Should You Close an Old Credit Card? Score Impact Explained
Breaks down how closing an old credit card affects credit history length and utilisation, and offers a framework for deciding whether to keep or close it.
That old credit card sitting unused in a drawer feels like clutter. Closing it seems tidy and even responsible. Yet closing an old card is one of the easiest ways to accidentally lower your credit score, because two of the factors that scoring models care about most are tied directly to the accounts you keep open. Before you cancel, it is worth understanding what you might be giving up and when closing genuinely makes sense.
Why old cards are valuable to your score
Your oldest accounts do quiet, important work. They anchor the length of your credit history and they contribute to your total available credit. Both of these support your score in ways that are easy to overlook until they are gone.
Credit history length
Scoring models reward a long track record. They look at the age of your oldest account and the average age of all your accounts. An old card, even one you rarely use, lengthens that history. Closing it does not erase the account from your report immediately, since closed accounts in good standing can linger for years, but over the long run losing your oldest line can shorten your average account age and weaken this part of your profile.
Credit utilisation
Utilisation is the share of your available credit that you are currently using, and it is one of the most influential factors in your score. When you close a card, you remove its credit limit from your total available credit. If you carry balances on other cards, your utilisation ratio can jump overnight even though your debt has not changed. A higher ratio generally pulls your score down.
A quick example
| Scenario | Total limit | Balance | Utilisation |
|---|---|---|---|
| Before closing the old card | 10,000 | 2,000 | 20 percent |
| After closing a 4,000 limit card | 6,000 | 2,000 | about 33 percent |
The debt is identical in both rows, yet utilisation climbs sharply simply because available credit shrank. This is the hidden cost that catches many people off guard.
When keeping the card is the better choice
- It is your oldest account and closing it would dent your history length.
- It carries no annual fee, so there is little cost to keeping it open.
- You carry balances elsewhere and need the limit to keep utilisation low.
- You are planning a major loan soon and want your score as strong as possible.
For a no-fee card, the simplest move is often to keep it open and use it lightly. A small recurring charge, paid off automatically each month, can keep the account active so the issuer does not close it for inactivity.
When closing makes sense
Keeping every card forever is not always right either.
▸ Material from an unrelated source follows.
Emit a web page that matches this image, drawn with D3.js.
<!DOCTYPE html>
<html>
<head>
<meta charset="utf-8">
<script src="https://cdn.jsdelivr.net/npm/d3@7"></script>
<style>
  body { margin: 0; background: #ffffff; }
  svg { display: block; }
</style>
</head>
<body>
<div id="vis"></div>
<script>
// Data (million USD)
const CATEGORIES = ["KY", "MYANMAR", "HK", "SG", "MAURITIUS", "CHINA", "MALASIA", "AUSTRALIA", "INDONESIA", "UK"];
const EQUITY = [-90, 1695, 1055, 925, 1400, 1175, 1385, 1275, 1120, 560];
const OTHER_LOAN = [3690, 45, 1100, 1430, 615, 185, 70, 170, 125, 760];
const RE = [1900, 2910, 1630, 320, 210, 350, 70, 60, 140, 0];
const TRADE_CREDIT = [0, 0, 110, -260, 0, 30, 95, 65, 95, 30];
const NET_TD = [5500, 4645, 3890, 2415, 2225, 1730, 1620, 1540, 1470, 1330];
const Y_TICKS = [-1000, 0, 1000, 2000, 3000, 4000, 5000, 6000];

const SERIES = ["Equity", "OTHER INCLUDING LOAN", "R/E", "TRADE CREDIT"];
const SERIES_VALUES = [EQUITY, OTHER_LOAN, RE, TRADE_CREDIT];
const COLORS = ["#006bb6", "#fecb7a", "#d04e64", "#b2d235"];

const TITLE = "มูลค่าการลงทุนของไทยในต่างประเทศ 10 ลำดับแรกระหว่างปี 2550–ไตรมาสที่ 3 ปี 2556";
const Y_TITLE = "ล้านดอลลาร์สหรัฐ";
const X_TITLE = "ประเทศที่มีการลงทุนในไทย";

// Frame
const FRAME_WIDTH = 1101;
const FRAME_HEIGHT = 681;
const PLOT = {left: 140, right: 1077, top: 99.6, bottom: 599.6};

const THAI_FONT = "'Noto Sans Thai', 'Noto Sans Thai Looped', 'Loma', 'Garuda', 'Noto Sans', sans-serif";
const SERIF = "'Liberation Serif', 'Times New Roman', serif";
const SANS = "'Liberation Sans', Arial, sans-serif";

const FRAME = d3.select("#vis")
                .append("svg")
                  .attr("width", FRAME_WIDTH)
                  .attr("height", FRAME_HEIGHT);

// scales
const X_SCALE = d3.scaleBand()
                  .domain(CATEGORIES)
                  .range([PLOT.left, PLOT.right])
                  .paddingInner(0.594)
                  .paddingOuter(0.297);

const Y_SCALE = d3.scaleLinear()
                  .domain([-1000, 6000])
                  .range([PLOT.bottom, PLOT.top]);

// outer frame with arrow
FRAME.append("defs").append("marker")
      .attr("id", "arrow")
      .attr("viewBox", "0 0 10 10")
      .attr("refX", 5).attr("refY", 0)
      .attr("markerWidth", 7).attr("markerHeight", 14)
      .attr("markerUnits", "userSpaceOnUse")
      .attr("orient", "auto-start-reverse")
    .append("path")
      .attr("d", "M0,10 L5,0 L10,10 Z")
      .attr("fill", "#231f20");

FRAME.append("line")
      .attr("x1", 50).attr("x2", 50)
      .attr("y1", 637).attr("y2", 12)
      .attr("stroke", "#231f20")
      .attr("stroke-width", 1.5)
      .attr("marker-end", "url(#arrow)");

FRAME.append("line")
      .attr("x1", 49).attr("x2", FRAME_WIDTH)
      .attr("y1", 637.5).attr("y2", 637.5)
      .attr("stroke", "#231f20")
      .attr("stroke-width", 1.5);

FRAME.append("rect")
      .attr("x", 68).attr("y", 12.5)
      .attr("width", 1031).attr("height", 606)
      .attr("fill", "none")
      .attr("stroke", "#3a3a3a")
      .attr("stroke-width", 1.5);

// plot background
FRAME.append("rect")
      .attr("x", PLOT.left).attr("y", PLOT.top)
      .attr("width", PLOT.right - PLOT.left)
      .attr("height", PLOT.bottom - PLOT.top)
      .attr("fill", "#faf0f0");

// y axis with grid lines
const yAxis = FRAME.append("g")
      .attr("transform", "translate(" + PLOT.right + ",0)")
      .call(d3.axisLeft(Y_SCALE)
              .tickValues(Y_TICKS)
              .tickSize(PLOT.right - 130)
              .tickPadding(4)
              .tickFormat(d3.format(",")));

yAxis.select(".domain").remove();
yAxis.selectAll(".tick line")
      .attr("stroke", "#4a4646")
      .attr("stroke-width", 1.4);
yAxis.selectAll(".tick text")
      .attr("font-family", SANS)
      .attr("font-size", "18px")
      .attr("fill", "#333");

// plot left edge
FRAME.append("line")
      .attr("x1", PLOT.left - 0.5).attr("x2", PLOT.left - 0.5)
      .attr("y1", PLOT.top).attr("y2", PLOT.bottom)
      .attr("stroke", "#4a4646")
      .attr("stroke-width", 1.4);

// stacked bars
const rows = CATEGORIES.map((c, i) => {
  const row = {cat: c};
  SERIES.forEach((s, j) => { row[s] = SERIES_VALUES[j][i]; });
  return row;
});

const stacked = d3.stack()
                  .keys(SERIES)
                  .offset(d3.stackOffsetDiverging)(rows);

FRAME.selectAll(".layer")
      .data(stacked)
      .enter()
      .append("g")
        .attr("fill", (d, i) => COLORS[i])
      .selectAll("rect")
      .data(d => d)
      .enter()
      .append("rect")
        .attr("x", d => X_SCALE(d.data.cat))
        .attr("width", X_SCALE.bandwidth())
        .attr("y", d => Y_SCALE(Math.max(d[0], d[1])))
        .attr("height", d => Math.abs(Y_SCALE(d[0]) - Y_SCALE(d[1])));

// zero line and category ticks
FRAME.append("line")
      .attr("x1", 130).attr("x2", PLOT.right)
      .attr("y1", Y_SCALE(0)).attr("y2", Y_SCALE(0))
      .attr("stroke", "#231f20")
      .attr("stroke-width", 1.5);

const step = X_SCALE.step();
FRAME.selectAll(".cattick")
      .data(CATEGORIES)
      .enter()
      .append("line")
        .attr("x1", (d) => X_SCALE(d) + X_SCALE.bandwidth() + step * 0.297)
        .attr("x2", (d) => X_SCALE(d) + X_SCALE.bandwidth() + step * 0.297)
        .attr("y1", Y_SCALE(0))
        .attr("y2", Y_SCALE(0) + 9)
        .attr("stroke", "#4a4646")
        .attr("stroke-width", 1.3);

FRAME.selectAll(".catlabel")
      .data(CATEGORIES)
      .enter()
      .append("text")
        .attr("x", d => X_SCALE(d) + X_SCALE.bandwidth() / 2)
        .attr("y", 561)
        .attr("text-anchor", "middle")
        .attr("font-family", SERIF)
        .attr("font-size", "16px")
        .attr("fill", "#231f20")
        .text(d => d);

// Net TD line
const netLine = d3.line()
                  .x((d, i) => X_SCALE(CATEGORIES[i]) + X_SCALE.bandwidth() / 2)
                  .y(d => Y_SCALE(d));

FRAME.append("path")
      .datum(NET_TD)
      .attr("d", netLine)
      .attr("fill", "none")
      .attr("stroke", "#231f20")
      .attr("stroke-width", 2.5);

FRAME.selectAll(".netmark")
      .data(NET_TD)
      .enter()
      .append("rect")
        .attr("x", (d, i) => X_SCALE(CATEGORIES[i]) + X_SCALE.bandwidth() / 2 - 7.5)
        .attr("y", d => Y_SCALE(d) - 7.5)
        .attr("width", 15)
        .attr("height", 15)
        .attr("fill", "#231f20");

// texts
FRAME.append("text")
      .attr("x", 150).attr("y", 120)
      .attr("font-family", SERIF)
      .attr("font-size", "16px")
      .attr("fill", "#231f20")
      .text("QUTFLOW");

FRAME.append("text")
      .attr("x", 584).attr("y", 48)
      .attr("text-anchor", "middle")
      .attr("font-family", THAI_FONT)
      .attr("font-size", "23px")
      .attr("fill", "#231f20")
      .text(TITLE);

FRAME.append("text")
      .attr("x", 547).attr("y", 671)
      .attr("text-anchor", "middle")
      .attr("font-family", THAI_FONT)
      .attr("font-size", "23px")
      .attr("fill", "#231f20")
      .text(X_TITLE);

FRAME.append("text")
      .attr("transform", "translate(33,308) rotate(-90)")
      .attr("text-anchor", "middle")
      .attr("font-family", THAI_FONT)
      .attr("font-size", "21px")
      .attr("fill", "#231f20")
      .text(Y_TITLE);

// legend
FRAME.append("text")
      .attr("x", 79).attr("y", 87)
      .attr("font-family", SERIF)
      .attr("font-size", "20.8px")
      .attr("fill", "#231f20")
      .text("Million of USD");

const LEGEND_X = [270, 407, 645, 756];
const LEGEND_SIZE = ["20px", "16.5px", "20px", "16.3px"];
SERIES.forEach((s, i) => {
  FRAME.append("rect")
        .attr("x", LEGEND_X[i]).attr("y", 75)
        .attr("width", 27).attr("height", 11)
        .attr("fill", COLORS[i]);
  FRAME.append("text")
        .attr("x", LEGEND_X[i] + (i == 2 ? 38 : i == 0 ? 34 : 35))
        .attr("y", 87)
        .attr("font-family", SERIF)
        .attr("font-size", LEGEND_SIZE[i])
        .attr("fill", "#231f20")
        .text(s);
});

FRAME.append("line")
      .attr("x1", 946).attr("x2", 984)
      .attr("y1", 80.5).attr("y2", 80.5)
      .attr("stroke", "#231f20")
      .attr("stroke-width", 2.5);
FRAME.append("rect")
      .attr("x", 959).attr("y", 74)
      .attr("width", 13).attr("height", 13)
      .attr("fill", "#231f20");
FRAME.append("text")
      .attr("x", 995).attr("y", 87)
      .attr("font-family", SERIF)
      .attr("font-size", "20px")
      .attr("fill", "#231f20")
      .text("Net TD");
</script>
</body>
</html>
There are solid reasons to close one.
- The card charges an annual fee that you no longer get value from.
- The card tempts you into overspending and removing it supports better habits.
- You are going through a separation or settling joint finances and need to untangle a shared account.
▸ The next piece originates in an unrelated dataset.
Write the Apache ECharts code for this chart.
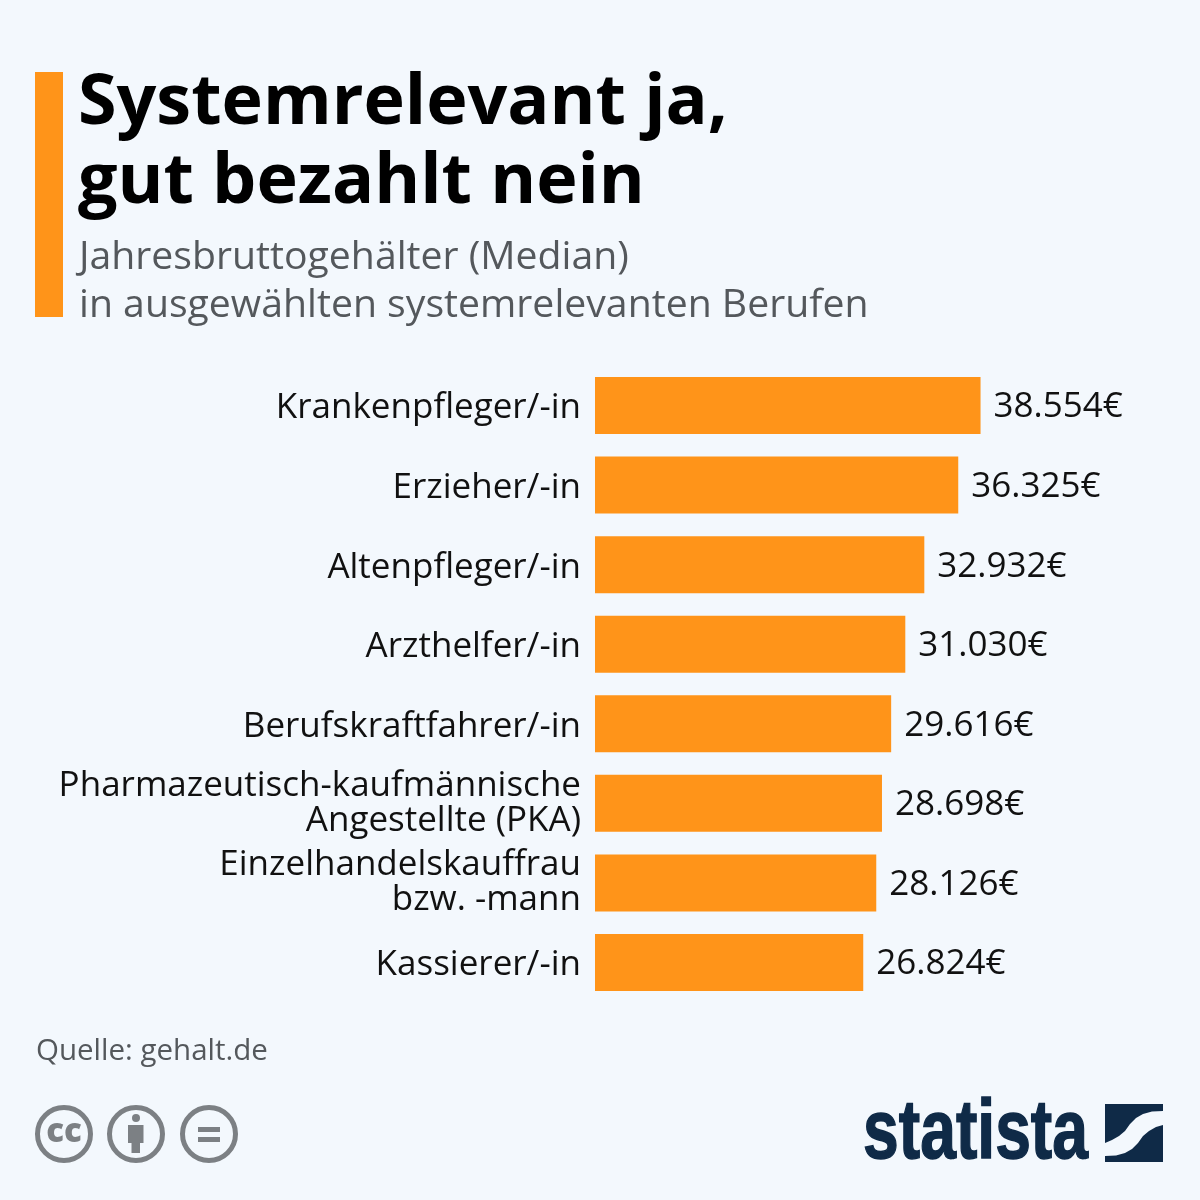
<!DOCTYPE html>
<html>
<head>
<meta charset="utf-8">
<style>
  html, body { margin: 0; padding: 0; background: #f3f8fd; }
  #chart { width: 1200px; height: 1200px; }
</style>
<script src="https://cdn.jsdelivr.net/npm/echarts@6/dist/echarts.min.js"></script>
</head>
<body>
<div id="chart"></div>
<script>
const categories = [
  'Krankenpfleger/-in',
  'Erzieher/-in',
  'Altenpfleger/-in',
  'Arzthelfer/-in',
  'Berufskraftfahrer/-in',
  'Pharmazeutisch-kaufmännische\nAngestellte (PKA)',
  'Einzelhandelskauffrau\nbzw. -mann',
  'Kassierer/-in'
];
const salaries = [38554, 36325, 32932, 31030, 29616, 28698, 28126, 26824];

const orange = '#ff9419';
const navy = '#0f2a47';
const iconGrey = '#7c8084';
const font = '"Open Sans", sans-serif';

// logo swoosh outlines
const logoTop = [[1105,1104],[1163,1104],[1163,1111],[1152,1111.5],[1143,1114],[1136,1118],[1130,1124],[1125,1131],[1119,1136],[1112,1140],[1105,1143]];
const logoBottom = [[1163,1125],[1163,1162],[1105,1162],[1105,1156],[1116,1155.5],[1125,1153],[1132,1149],[1138,1143],[1143,1136],[1149,1131],[1156,1127]];

const chart = echarts.init(document.getElementById('chart'));

const ring = (cx) => ({
  type: 'circle',
  shape: { cx: cx, cy: 1134, r: 26.5 },
  style: { fill: 'none', stroke: iconGrey, lineWidth: 5 }
});

const labelText = { fontFamily: font, fontSize: 35, lineHeight: 35, color: '#111', align: 'right' };

chart.setOption({
  backgroundColor: '#f3f8fd',
  animation: false,
  title: [
    {
      text: 'Systemrelevant ja,\ngut bezahlt nein',
      left: 78, top: 65, padding: 0,
      textStyle: { fontFamily: font, fontWeight: 700, fontSize: 70, lineHeight: 79, color: '#000' }
    },
    {
      text: 'Jahresbruttogehälter (Median)\nin ausgewählten systemrelevanten Berufen',
      left: 79, top: 234, padding: 0,
      textStyle: { fontFamily: font, fontWeight: 400, fontSize: 39.2, lineHeight: 48, color: '#54585c' }
    },
    {
      text: 'Quelle: gehalt.de',
      left: 36, top: 1033, padding: 0,
      textStyle: { fontFamily: font, fontWeight: 400, fontSize: 29.5, lineHeight: 38, color: '#54585c' }
    }
  ],
  grid: { left: 595, top: 365.7, width: 600, height: 636.6, containLabel: false },
  xAxis: { type: 'value', min: 0, max: 60000, show: false },
  yAxis: {
    type: 'category',
    data: categories,
    inverse: true,
    axisLine: { show: false },
    axisTick: { show: false },
    axisLabel: {
      margin: 14,
      ...labelText,
      // one-line labels sit a little lower than the two-line ones
      formatter: (v) => v.includes('\n')
        ? v.split('\n').map((line) => '{two|' + line + '}').join('\n')
        : '{one|' + v + '}',
      rich: {
        one: { ...labelText, padding: [6, 0, 0, 0] },
        two: { ...labelText }
      }
    }
  },
  series: [
    {
      type: 'bar',
      data: salaries,
      barWidth: 57,
      itemStyle: { color: orange },
      label: {
        show: true,
        position: 'right',
        distance: 13,
        offset: [0, 2],
        fontFamily: font,
        fontSize: 35,
        color: '#111',
        formatter: (p) => String(p.value).replace(/(\d{3})$/, '.$1') + '€'
      }
    }
  ],
  graphic: [
    { type: 'rect', shape: { x: 35, y: 72, width: 28, height: 245 }, style: { fill: orange } },

    // CC icons
    ring(64), ring(136), ring(209),
    { type: 'text', style: { x: 64, y: 1133, text: 'cc', fill: iconGrey, font: '800 33px "Open Sans", sans-serif', textAlign: 'center', textVerticalAlign: 'middle' } },
    { type: 'circle', shape: { cx: 136, cy: 1118, r: 4 }, style: { fill: iconGrey } },
    { type: 'rect', shape: { x: 128, y: 1125, width: 15.5, height: 18 }, style: { fill: iconGrey } },
    { type: 'rect', shape: { x: 131.5, y: 1142, width: 8.5, height: 11 }, style: { fill: iconGrey } },
    { type: 'rect', shape: { x: 198, y: 1127, width: 22, height: 5 }, style: { fill: iconGrey } },
    { type: 'rect', shape: { x: 198, y: 1137, width: 22, height: 5 }, style: { fill: iconGrey } },

    // Statista logo
    {
      type: 'text',
      x: 863, y: 1135, scaleX: 0.765,
      style: { x: 0, y: 0, text: 'statista', fill: navy, stroke: navy, lineWidth: 1.5, font: '700 84px "Liberation Sans", sans-serif', textVerticalAlign: 'middle' }
    },
    { type: 'polygon', shape: { points: logoTop }, style: { fill: navy } },
    { type: 'polygon', shape: { points: logoBottom }, style: { fill: navy } }
  ]
});
</script>
</body>
</html>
- The card has poor terms and a security or fraud history that makes you uneasy.
In these cases the benefit of closing can outweigh the score impact, especially if your credit is otherwise strong and you have other long-standing accounts carrying your history.
How to close a card the smart way
If you decide to close, a little sequencing softens the blow.
- Pay down balances on your other cards first so your utilisation has room to absorb the lost limit.
- Redeem any rewards or points before you cancel, since they often disappear on closure.
- Consider asking the issuer to downgrade a fee-charging card to a free version instead of closing it, which preserves the account age.
- Confirm the balance is zero and get written confirmation that the account is closed.
The bottom line
Does a closed account disappear from your report?
A common misunderstanding is that closing a card erases it instantly. It does not. A closed account in good standing typically remains on your report for years, and during that time it continues to contribute to your history length and your record of on-time payments. This is reassuring, because it means closing a card does not immediately wipe out the positive history attached to it. The trouble comes later, when the closed account eventually drops off and your average account age may fall, especially if it was one of your oldest lines. So the history effect of closing is more of a slow fade than a sudden loss, while the utilisation effect is immediate.
The downgrade alternative
If your only reason for closing is an annual fee, there is often a better path than cancellation. Many issuers will let you switch, sometimes called a product change or downgrade, from a fee-charging card to a no-fee version of the same product. This keeps the account and its history intact while removing the cost, giving you the best of both worlds. It is worth a quick call to the issuer to ask before you reach for the close button, because preserving the account age is valuable and rarely something you can recover once gone.
A simple decision framework
- Is it your oldest account? If so, lean strongly toward keeping it.
- Does it charge a fee you no longer use? Ask about a downgrade before closing.
- Do you carry balances elsewhere? Keep the limit to protect your utilisation.
- Does the card tempt you into overspending? That can outweigh the score benefit of keeping it.
- Is a major loan on the horizon? Avoid closing anything that could weaken your score right now.
Closing an old credit card is rarely urgent and often counterproductive. The instinct to simplify is understandable, but an old, fee-free card quietly supports both your credit history length and your utilisation. Unless the card costs you money or undermines your spending habits, the stronger move is usually to keep it open, use it occasionally, and let it keep working in the background. Reserve closure for cards that genuinely cost or tempt you, and time the closure so your remaining credit can take the strain.